U.S. Defense Legislation Reflects IPC Input on Military Electronics
IPC – Association Connecting Electronics Industries® is applauding leaders in the U.S. House and Senate for finalizing the FY2019 National Defense Authorization Act (NDAA) and including a provision on military electronics backed by IPC.
Reflecting IPC’s collaboration with Senator Joe Donnelly (D-IN), Section 845 of the bill calls on the Secretary of Defense, in consultation with the Executive Agent for Printed Circuit Board and Interconnect Technology (based at the Naval Surface Warfare Center in Crane, Indiana) and the Director of the Office of Management and Budget (OMB), to prepare a report to Congress by January 2019 on the health of the U.S. defense electronics industrial base. The report will include an examination of the Department’s partnerships with industry and a plan to formalize the long-term resourcing of the Executive Agent.
IPC was successful in persuading members of Congress not to adopt a House provision that would have repealed the statutory requirement for the Executive Agent. The Executive Agent is the principal Defense Department entity charged with assuring the security and availability of printed circuit and interconnect technologies for defense electronics.
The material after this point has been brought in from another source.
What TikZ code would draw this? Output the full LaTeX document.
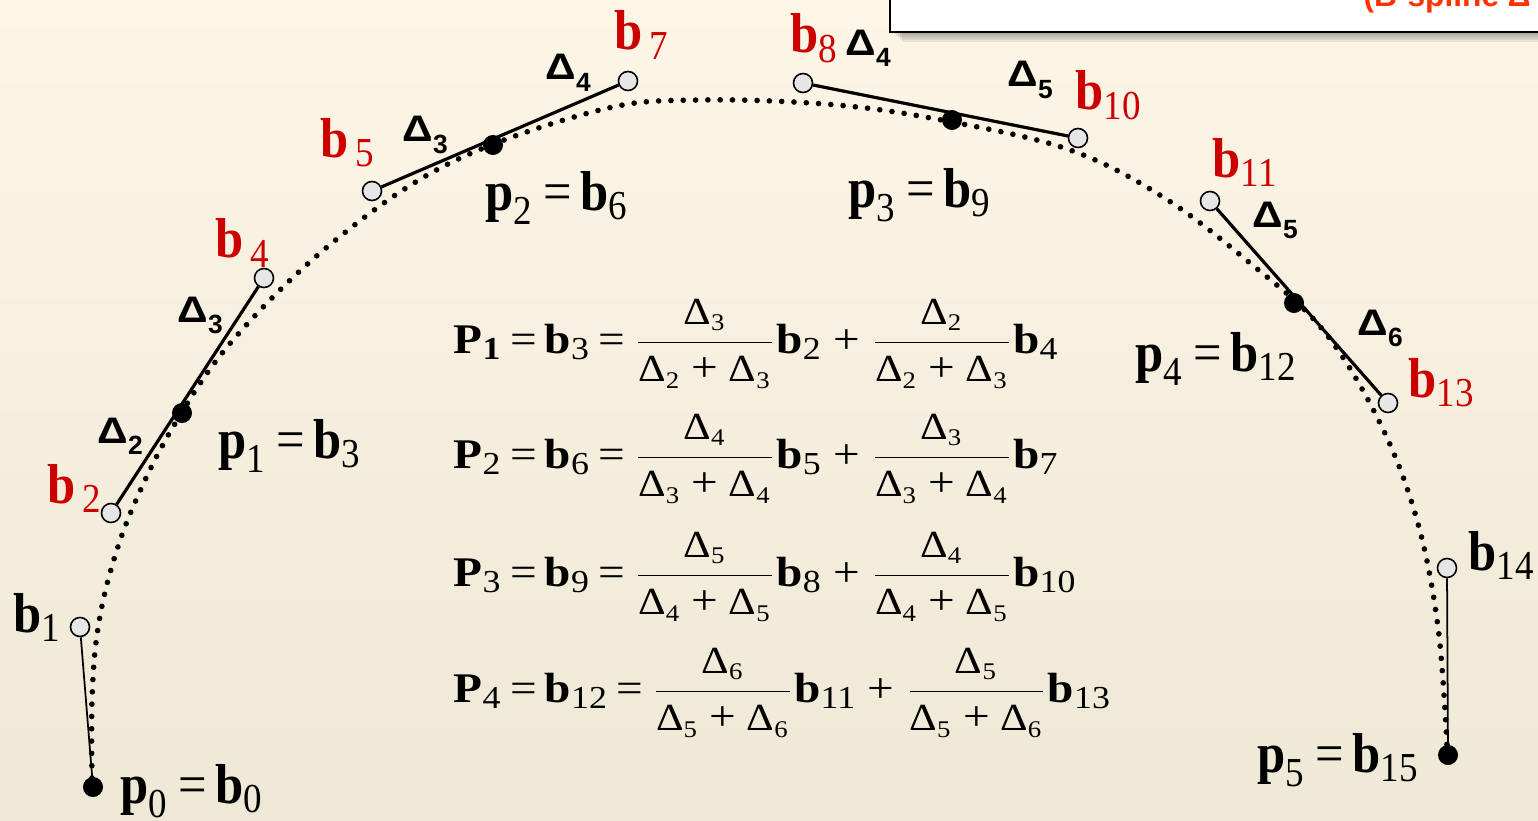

“This decision is a positive step for the electronics industry,” said IPC President and CEO John Mitchell. “Advanced electronics are at the heart of many critical defense systems, and it is our industry’s goal to ensure a resilient global electronics supply chains. We applaud Congress for taking this step, which will bring welcome attention and support to electronics manufacturers.”
During IMPACT 2018, IPC’s annual advocacy week in Washington, D.C. in May, member company executives discussed this subject with senior officials from the White House and the departments of Defense, Commerce and Labor, and IPC presented an award to Sen. Donnelly for his leadership on the issue.
IPC worked with Representatives Trey Hollingsworth (R-IN9), Ro Khanna (D-CA17), and Larry Bucshon (R-IN8) to send a congressional letter to NDAA conferees, affirming the industry’s positions on both the House and Senate bills. Meanwhile, IPC members engaged their own members of Congress, alerting them of the harmful language in the House provision.
On a related note, the Trump administration is expected to release a report soon on the overall U.S. defense industrial base. That report, prompted by a July 2017 executive order by President Donald Trump, reflects months of analysis by the departments of Defense, Homeland Security, Commerce, and Labor, and is expected to be released within weeks. The objective of the effort has been to determine whether there are enough U.S. manufacturers and trusted foreign suppliers of vital military equipment, and whether there are enough skilled workers to work in the field.
IPC looks forward to continuing its work with members of Congress and the Trump administration to address issues of concern in the electronics supply chain.